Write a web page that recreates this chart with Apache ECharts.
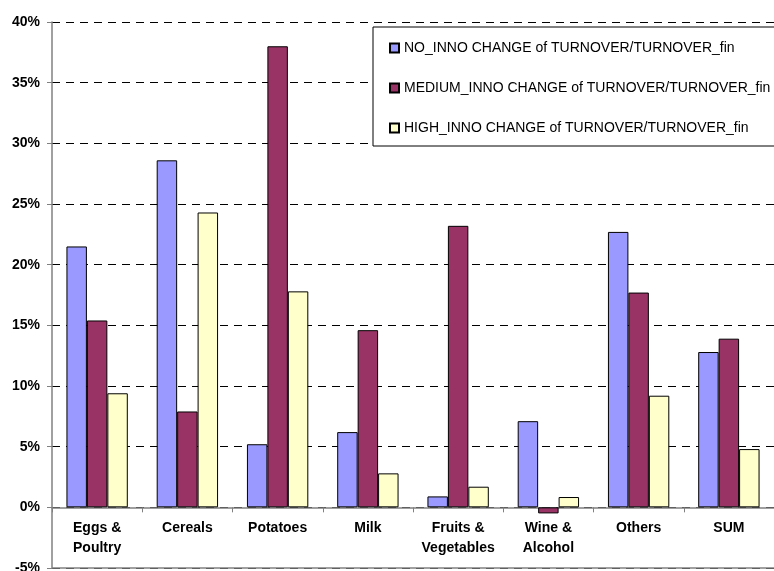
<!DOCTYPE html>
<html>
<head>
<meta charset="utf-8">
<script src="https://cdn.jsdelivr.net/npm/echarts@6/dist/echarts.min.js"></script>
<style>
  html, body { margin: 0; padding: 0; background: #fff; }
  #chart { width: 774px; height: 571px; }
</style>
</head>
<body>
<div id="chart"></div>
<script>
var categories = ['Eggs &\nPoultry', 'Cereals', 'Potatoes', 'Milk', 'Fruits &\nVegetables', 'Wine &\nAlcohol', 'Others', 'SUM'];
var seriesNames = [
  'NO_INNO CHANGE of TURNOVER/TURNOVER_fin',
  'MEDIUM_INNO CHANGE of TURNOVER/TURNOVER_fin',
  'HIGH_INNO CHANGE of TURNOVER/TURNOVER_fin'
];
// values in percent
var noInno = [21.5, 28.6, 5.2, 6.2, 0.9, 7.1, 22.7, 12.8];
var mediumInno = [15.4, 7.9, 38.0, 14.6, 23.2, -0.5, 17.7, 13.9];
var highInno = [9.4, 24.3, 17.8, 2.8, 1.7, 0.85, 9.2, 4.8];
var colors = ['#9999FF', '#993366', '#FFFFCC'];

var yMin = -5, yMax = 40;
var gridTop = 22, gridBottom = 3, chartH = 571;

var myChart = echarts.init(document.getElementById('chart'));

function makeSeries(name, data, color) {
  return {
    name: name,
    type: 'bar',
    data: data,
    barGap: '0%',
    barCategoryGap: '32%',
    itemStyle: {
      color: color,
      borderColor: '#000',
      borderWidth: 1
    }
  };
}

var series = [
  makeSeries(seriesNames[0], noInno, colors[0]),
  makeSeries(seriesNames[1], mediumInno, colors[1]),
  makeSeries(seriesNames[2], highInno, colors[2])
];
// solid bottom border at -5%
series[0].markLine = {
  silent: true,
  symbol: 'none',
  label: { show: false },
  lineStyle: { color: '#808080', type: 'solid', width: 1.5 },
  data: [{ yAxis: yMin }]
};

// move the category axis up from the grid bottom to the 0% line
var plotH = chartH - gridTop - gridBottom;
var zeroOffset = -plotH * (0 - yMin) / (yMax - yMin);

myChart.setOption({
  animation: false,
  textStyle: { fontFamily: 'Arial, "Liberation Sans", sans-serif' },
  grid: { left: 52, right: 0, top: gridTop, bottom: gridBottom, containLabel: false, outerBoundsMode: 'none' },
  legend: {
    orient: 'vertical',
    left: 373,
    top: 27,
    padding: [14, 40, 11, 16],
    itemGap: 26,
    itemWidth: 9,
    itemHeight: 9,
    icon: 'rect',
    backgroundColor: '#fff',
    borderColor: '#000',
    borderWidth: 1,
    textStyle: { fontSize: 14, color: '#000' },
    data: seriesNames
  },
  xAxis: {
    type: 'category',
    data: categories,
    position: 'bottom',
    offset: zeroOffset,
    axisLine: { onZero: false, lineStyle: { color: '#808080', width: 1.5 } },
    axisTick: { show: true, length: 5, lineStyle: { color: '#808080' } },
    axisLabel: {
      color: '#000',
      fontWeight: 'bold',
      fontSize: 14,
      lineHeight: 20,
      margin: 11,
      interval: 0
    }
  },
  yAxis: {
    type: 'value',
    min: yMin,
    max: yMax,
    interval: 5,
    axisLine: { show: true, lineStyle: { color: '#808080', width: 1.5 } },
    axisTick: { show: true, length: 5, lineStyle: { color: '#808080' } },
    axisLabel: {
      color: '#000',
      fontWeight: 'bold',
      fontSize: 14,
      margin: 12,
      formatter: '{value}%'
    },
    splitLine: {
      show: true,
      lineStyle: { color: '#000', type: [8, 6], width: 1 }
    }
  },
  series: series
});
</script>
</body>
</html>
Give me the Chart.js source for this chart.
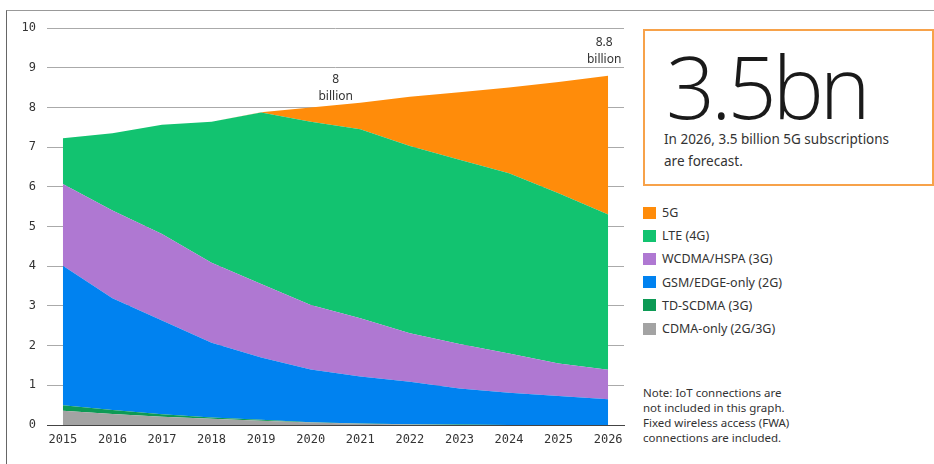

• **Goal**:
Extract the full listing exactly, with the pictures left out.

• **Output of the task**:
Write a web page that recreates this chart with Apache ECharts.
<!DOCTYPE html>
<html>
<head>
<meta charset="utf-8">
<script src="https://cdn.jsdelivr.net/npm/echarts@6/dist/echarts.min.js"></script>
<style>
  html, body { margin: 0; padding: 0; background: #fff; }
  #chart { width: 774px; height: 571px; }
</style>
</head>
<body>
<div id="chart"></div>
<script>
var categories = ['Eggs &\nPoultry', 'Cereals', 'Potatoes', 'Milk', 'Fruits &\nVegetables', 'Wine &\nAlcohol', 'Others', 'SUM'];
var seriesNames = [
  'NO_INNO CHANGE of TURNOVER/TURNOVER_fin',
  'MEDIUM_INNO CHANGE of TURNOVER/TURNOVER_fin',
  'HIGH_INNO CHANGE of TURNOVER/TURNOVER_fin'
];
// values in percent
var noInno = [21.5, 28.6, 5.2, 6.2, 0.9, 7.1, 22.7, 12.8];
var mediumInno = [15.4, 7.9, 38.0, 14.6, 23.2, -0.5, 17.7, 13.9];
var highInno = [9.4, 24.3, 17.8, 2.8, 1.7, 0.85, 9.2, 4.8];
var colors = ['#9999FF', '#993366', '#FFFFCC'];

var yMin = -5, yMax = 40;
var gridTop = 22, gridBottom = 3, chartH = 571;

var myChart = echarts.init(document.getElementById('chart'));

function makeSeries(name, data, color) {
  return {
    name: name,
    type: 'bar',
    data: data,
    barGap: '0%',
    barCategoryGap: '32%',
    itemStyle: {
      color: color,
      borderColor: '#000',
      borderWidth: 1
    }
  };
}

var series = [
  makeSeries(seriesNames[0], noInno, colors[0]),
  makeSeries(seriesNames[1], mediumInno, colors[1]),
  makeSeries(seriesNames[2], highInno, colors[2])
];
// solid bottom border at -5%
series[0].markLine = {
  silent: true,
  symbol: 'none',
  label: { show: false },
  lineStyle: { color: '#808080', type: 'solid', width: 1.5 },
  data: [{ yAxis: yMin }]
};

// move the category axis up from the grid bottom to the 0% line
var plotH = chartH - gridTop - gridBottom;
var zeroOffset = -plotH * (0 - yMin) / (yMax - yMin);

myChart.setOption({
  animation: false,
  textStyle: { fontFamily: 'Arial, "Liberation Sans", sans-serif' },
  grid: { left: 52, right: 0, top: gridTop, bottom: gridBottom, containLabel: false, outerBoundsMode: 'none' },
  legend: {
    orient: 'vertical',
    left: 373,
    top: 27,
    padding: [14, 40, 11, 16],
    itemGap: 26,
    itemWidth: 9,
    itemHeight: 9,
    icon: 'rect',
    backgroundColor: '#fff',
    borderColor: '#000',
    borderWidth: 1,
    textStyle: { fontSize: 14, color: '#000' },
    data: seriesNames
  },
  xAxis: {
    type: 'category',
    data: categories,
    position: 'bottom',
    offset: zeroOffset,
    axisLine: { onZero: false, lineStyle: { color: '#808080', width: 1.5 } },
    axisTick: { show: true, length: 5, lineStyle: { color: '#808080' } },
    axisLabel: {
      color: '#000',
      fontWeight: 'bold',
      fontSize: 14,
      lineHeight: 20,
      margin: 11,
      interval: 0
    }
  },
  yAxis: {
    type: 'value',
    min: yMin,
    max: yMax,
    interval: 5,
    axisLine: { show: true, lineStyle: { color: '#808080', width: 1.5 } },
    axisTick: { show: true, length: 5, lineStyle: { color: '#808080' } },
    axisLabel: {
      color: '#000',
      fontWeight: 'bold',
      fontSize: 14,
      margin: 12,
      formatter: '{value}%'
    },
    splitLine: {
      show: true,
      lineStyle: { color: '#000', type: [8, 6], width: 1 }
    }
  },
  series: series
});
</script>
</body>
</html>
Give me the Chart.js source for this chart.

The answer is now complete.